The problem:
Take each line that has the word "seaborn" and return it.

Data shown:
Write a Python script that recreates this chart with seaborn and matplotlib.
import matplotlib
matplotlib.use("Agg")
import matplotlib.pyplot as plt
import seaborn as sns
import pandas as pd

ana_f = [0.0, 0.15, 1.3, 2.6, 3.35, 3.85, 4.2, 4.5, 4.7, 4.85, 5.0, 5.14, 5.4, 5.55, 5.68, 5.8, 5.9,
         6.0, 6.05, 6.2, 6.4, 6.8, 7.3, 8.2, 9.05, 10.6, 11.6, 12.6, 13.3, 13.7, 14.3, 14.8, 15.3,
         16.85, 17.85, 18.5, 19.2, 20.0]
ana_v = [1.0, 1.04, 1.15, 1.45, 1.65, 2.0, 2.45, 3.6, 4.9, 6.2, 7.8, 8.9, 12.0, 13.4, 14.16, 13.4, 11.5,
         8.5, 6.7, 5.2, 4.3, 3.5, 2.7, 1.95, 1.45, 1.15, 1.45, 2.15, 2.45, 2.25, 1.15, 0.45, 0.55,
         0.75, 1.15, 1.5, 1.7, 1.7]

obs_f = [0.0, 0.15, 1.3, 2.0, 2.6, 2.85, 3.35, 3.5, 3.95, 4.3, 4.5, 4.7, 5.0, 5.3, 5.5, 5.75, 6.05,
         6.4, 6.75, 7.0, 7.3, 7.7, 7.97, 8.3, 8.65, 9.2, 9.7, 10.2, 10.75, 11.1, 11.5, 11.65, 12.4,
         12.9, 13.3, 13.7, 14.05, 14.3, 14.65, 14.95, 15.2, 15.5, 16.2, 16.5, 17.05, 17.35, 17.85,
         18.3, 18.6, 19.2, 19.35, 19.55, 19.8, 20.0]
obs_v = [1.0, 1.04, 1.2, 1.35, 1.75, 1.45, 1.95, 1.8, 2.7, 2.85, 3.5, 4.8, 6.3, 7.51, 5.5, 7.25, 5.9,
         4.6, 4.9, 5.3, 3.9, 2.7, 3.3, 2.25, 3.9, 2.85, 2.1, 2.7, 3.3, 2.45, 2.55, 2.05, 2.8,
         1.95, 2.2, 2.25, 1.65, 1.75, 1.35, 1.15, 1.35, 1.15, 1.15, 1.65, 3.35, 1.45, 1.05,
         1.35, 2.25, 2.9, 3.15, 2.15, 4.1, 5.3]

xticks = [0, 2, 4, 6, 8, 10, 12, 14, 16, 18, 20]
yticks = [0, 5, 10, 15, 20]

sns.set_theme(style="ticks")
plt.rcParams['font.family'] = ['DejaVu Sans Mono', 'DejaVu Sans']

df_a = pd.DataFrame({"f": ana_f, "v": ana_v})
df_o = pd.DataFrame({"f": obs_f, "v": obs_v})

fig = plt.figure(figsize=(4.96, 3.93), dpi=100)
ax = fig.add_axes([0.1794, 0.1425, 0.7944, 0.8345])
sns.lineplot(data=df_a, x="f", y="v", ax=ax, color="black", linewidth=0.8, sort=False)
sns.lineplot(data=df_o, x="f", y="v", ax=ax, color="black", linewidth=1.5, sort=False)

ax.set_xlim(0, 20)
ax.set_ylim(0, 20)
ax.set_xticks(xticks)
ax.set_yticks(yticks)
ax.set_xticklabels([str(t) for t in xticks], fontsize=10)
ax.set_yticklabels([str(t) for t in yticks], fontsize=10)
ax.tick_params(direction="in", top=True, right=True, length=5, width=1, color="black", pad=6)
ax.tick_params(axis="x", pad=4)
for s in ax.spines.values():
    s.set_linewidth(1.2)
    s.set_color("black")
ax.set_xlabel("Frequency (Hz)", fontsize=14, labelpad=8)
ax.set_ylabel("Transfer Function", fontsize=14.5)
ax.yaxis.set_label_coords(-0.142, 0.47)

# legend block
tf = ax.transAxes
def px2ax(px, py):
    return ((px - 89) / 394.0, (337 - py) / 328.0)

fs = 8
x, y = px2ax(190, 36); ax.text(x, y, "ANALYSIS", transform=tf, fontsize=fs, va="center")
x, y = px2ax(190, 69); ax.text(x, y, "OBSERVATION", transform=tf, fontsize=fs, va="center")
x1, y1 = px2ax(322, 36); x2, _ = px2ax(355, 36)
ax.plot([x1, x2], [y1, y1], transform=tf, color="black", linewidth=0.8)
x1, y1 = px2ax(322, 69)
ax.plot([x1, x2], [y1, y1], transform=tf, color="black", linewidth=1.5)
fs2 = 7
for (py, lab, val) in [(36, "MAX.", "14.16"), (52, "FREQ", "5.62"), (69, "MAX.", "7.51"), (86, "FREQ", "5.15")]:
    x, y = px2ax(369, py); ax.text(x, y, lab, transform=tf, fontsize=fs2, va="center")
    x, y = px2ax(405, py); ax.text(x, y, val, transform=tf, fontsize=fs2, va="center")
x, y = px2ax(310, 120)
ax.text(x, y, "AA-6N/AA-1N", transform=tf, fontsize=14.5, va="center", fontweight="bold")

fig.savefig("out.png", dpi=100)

Result for this exercise:
Write a Python script that recreates this chart with seaborn and matplotlib.
import seaborn as sns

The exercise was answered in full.